Martin Takáč and Jakub Marecek (University of Edinburgh)

First-order (gradient) methods for solving structured convex problems
Tuesday 13 March 2012 at 16.00, JCMB 5215

Abstract

First-order methods have in the last 5 years become immensely popular due to their ability to solve structured convex optimization problems of very high dimensions, low memory demands and relative simplicity with which they can be implemented. In this reading seminar the speakers will discuss, in detail, two of the several fundamental papers in the area. Both papers were a breakthrough in the complexity and practical efficiency of gradient algorithms for nonsmooth convex problems of special structure.

In the first paper it was shown that (nonsmooth convex) problems of saddle-point structure can be solved in O(1/ε) iterations; using a novel smoothing technique, which is an order-of-magnitude improvement over the black-box model optimal complexity of O(1/ε2).

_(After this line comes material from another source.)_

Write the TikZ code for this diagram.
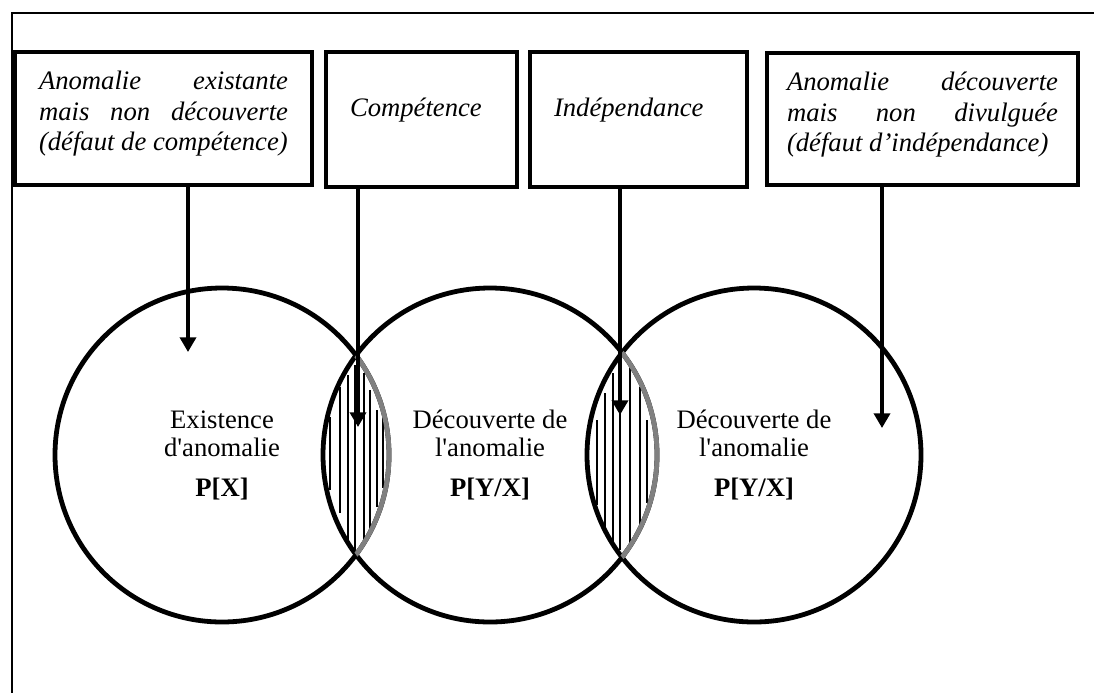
\documentclass[tikz,border=0pt]{standalone}
\usepackage{fontspec}
\setmainfont{Liberation Serif}
\usetikzlibrary{arrows.meta}
\begin{document}
\begin{tikzpicture}[x=0.75pt,y=-0.75pt,>={Triangle[width=12pt,length=11pt]},
 boite/.style={draw,line width=3.5pt,inner xsep=18pt,inner ysep=12pt,font=\fontsize{20}{23}\selectfont\itshape},
 rond/.style={circle,draw,line width=3.6pt,minimum size=250.5pt,inner sep=0pt,align=center,font=\fontsize{20}{21}\selectfont},
 fleche/.style={->,line width=2.6pt},
 hachure/.style={line width=1.3pt},
 arcgris/.style={draw=gray,line width=3.6pt}]
 \useasboundingbox (0,0) rectangle (1094,693);
 \draw[line width=1.6pt] (1094,13) -- (12,13) -- (12,693);
 \node[boite] (b1) at (163.5,118.5) {\parbox[c][75.75pt][t]{186.75pt}{\strut Anomalie\hfill existante\\ mais\hfill non\hfill découverte\\ (défaut de compétence)}};
 \node[boite] (b2) at (421.5,119.5) {\parbox[c][77.25pt][t]{107.25pt}{\rule{0pt}{36pt}Compétence}};
 \node[boite] (b3) at (638.5,119.5) {\parbox[c][77.25pt][t]{126.75pt}{\rule{0pt}{36pt}Indépendance}};
 \node[boite,inner xsep=15pt] (b4) at (922.5,119) {\parbox[c][75pt][t]{203.25pt}{\strut Anomalie\hfill découverte\\ mais\hfill non\hfill divulguée\\ (défaut d'indépendance)}};
 \node[rond] (c1) at (222,455) {Existence\\d\textquotesingle anomalie\\[9pt]\textbf{P[X]}};
 \node[rond] (c2) at (490,455) {Découverte de\\l\textquotesingle anomalie\\[9pt]\textbf{P[Y/X]}};
 \node[rond] (c3) at (754,455) {Découverte de\\l\textquotesingle anomalie\\[9pt]\textbf{P[Y/X]}};
 \begin{scope}
  \clip (c1.center) circle[radius=125.25pt];
  \clip (c2.center) circle[radius=125.25pt];
  \foreach \x/\a/\b in {330/417/490,340/387/513,348/375/542,355/365/550,364/373/547,370/390/530,377/410/507,383/418/488}
   \draw[hachure] (\x,\a) -- (\x,\b);
 \end{scope}
 \begin{scope}
  \clip (c2.center) circle[radius=125.25pt];
  \clip (c3.center) circle[radius=125.25pt];
  \foreach \x/\a/\b in {597/420/505,605/393/535,613/373/543,620/365/550,630/368/545,640/387/533,647/420/503}
   \draw[hachure] (\x,\a) -- (\x,\b);
 \end{scope}
 \begin{scope}
  \clip (c2.center) circle[radius=125.25pt];
  \draw[arcgris] (c1.center) circle[radius=125.25pt];
 \end{scope}
 \begin{scope}
  \clip (c3.center) circle[radius=125.25pt];
  \draw[arcgris] (c2.center) circle[radius=125.25pt];
 \end{scope}
 \coordinate (p1) at (188,352);
 \coordinate (p2) at (358,427);
 \coordinate (p3) at (620,415);
 \coordinate (p4) at (882,428);
 \draw[fleche] (b1.south -| p1) -- (p1);
 \draw[fleche] (b2.south -| p2) -- (p2);
 \draw[fleche] (b3.south -| p3) -- (p3);
 \draw[fleche] (b4.south -| p4) -- (p4);
\end{tikzpicture}
\end{document}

The second paper shows that (nonsmooth convex) problems of composite structure, where the objective function is the sum of a smooth convex and a 'simple' nonsmooth convex function, can be effectively treated as smooth problems; i.e., they can be solved in O(1/sqrt(ε)) iterations.

It is recommended that attendees prepare by reading the papers.

  1. Y. Nesterov. Smooth minimization of non-smooth functions. Mathematical Programming, 103 (1): 127–152, 2005.
  2. Y. Nesterov. Gradient methods for minimizing composite objective function. 2007.